Bob Rae was Premier of Ontario 1990-1995, a federal Member of Parliament 2008-2013 and leader of the federal Liberal Party 2011-2013.
Some of the reactions to the Supreme Court’s decision in the Tsilhqot’in First Nation case, which requires pipeline projects and similar developments to seek aboriginal approval, are so over the top they cannot go without comment.
Nearly forty years ago a case from the Nisga’a community known as Calder made a similar long journey through the courts, and it was there that the Supreme Court (long before the Charter) held that the arguments from both Ottawa and British Columbia that no aboriginal title or claims survived the arrival of European settlement was wrong.
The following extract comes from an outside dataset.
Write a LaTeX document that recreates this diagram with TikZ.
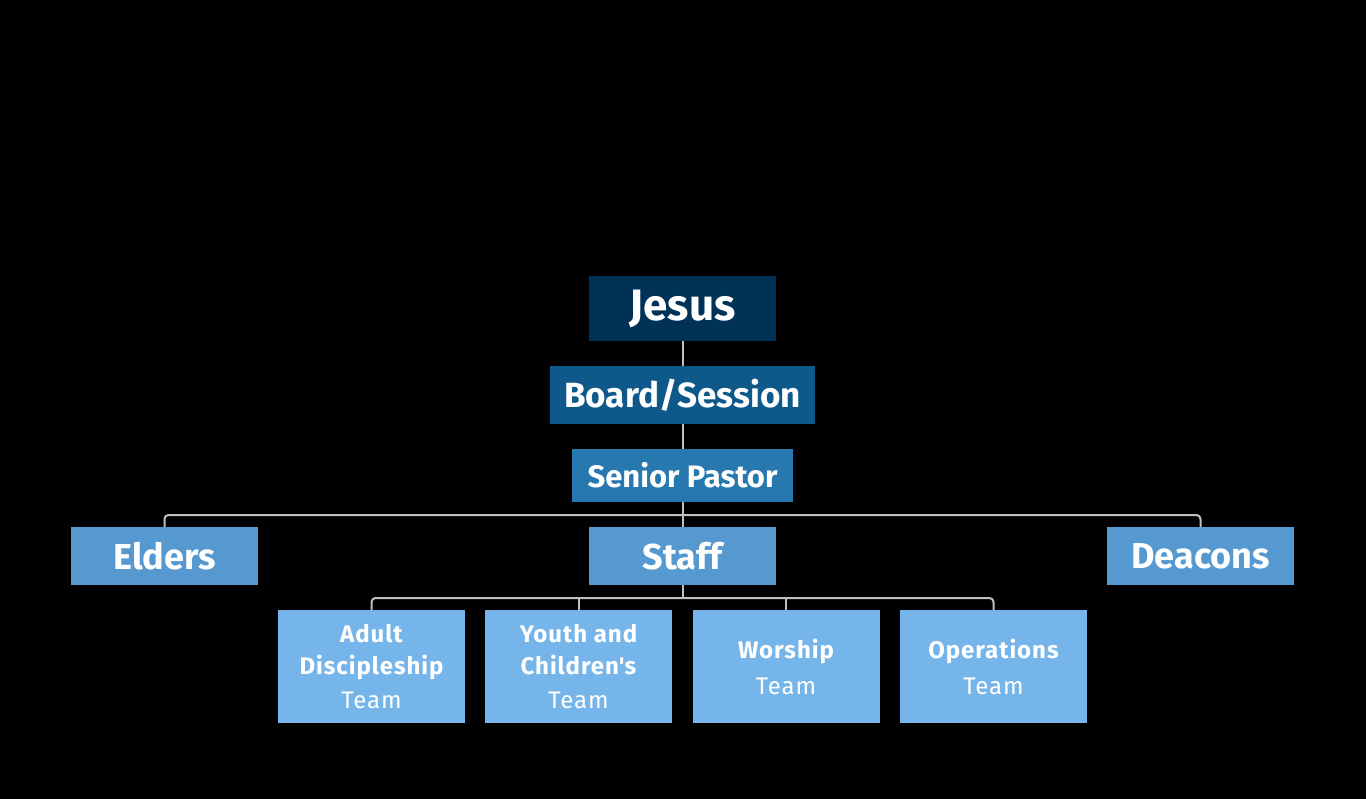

The invasion and occupation of the Americas had been seen by imperial powers as a conquest of empty land, whose borders and boundaries were decided by any number of treaties and agreements signed in Europe. In the sixteenth century there was even a theological argument in the Valladolid debate about whether aboriginals were human. The doctrine of “terra nullius” was often invoked to assert the legal fiction that these lands belonged to “no one” before they were “discovered” by white people from Europe.
The Calder decision rightly blew those doctrines out of the water, and urged governments, First Nations, and other aboriginal peoples to sort out their relationships on the basis of equality and respect.